Il nuovo coordinatore dell’Ocf, il penalista Mario Scialla, traccia la rotta dopo la sua elezione di qualche giorno fa.

«Ho scelto di dare il mio contributo all’Organismo congressuale forense – dice al Dubbio -, perché ritengo che sia rimasto compresso negli ultimi anni, pur avendo una potenzialità enorme. Il mio augurio è che ci sia una decompressione, ma non delle sue cariche, non del coordinamento, ma di tutti i 54 componenti. I loro curricula e le loro competenze di alto profilo parlano chiaro. L’Ocf deve necessariamente dare di più e questa è la mia grande speranza».

Avvocato Scialla, il nuovo corso dell’Organismo congressuale forense inizia con quale parola? Innovazione, rilancio, speranza?

Io direi innovazione su alcuni punti, nel senso che prendiamo ciò che di buono ci è stato lasciato. Abbiamo, però, anche idee nuove, riguardanti il ruolo che avrà Ocf, compresa la modalità con cui dovrà operare. Mi spiego meglio. Io credo che non ci sia bisogno di un organismo statico o che guardi troppo a se stesso. Noi dobbiamo aprirci innanzitutto al territorio. La composizione dell’ufficio di coordinamento risente di questa esigenza. Ocf vanta la presenza di colleghi con profili altissimi, facenti parte dell’assemblea. Colleghi con grande esperienza a livello ordinistico. Dobbiamo, inoltre, rispondere il più possibile alle esigenze che provengono proprio dal territorio.

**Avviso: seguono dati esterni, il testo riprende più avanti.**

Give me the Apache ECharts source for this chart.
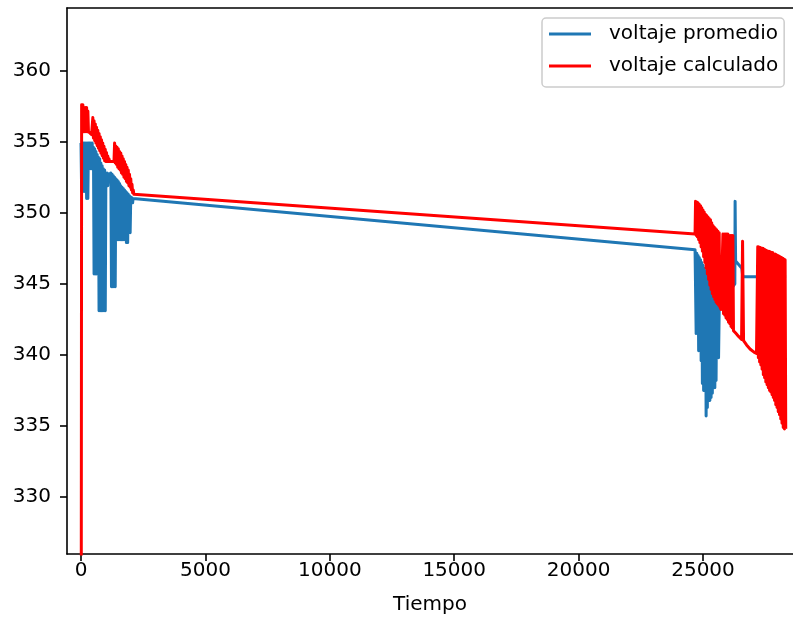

Noi siamo ancora poco conosciuti rispetto al volume di idee che vengono prodotte.

Il nuovo metodo di lavoro servirà ad aumentare l’interlocuzione con gli Ordini territoriali?

Sicuramente. Senza tralasciare il fatto che Cnf e Cassa Forense sono i riferimenti più importanti. L’innovazione sta proprio nel nuovo approccio in cui siamo impegnati tutti, che parte dall’idea di un lavoro sinergico con le associazioni che stanno dentro l’Ocf. Nella prossima adunanza convocheremo le associazioni più rappresentative. Un conto è far loro una sintesi, parlare su tavoli separati. Un conto è fargli vivere in diretta quanto stiamo elaborando. Nell’avvocatura assistiamo ad un significativo dualismo tra componente ordinistica e componente associativa.

L’Ocf e l’ufficio di coordinamento riusciranno a fare sintesi proprio fra le due componenti?

Questa è un po’ la scommessa. Io credo in questa figura che solo apparentemente è ibrida. Ricordo che quando partecipai ai lavori di preparazione dell’Ocf, ad un certo punto, emerse un tema con il quale ebbi modo di confrontarmi con il mio amico e collega Antonino Galletti, presidente del Coa di Roma. Se una persona è stimata ed intercetta tanti voti nel Foro di appartenenza, in quanto ritenuta molto capace, perché dobbiamo impedirgli di fare parte dell’Organismo congressuale forense? All’epoca tale questione venne risolta, consentendo ai colleghi dei Fori di dare un contributo importante. Non parlerei, quindi, di dualismo, ma di sintesi. L’autonomia di pensiero dell’associazionismo, unita al sano pragmatismo di chi ricopre una carica nei Coa, consente di dare alle idee gambe forti e resistenti.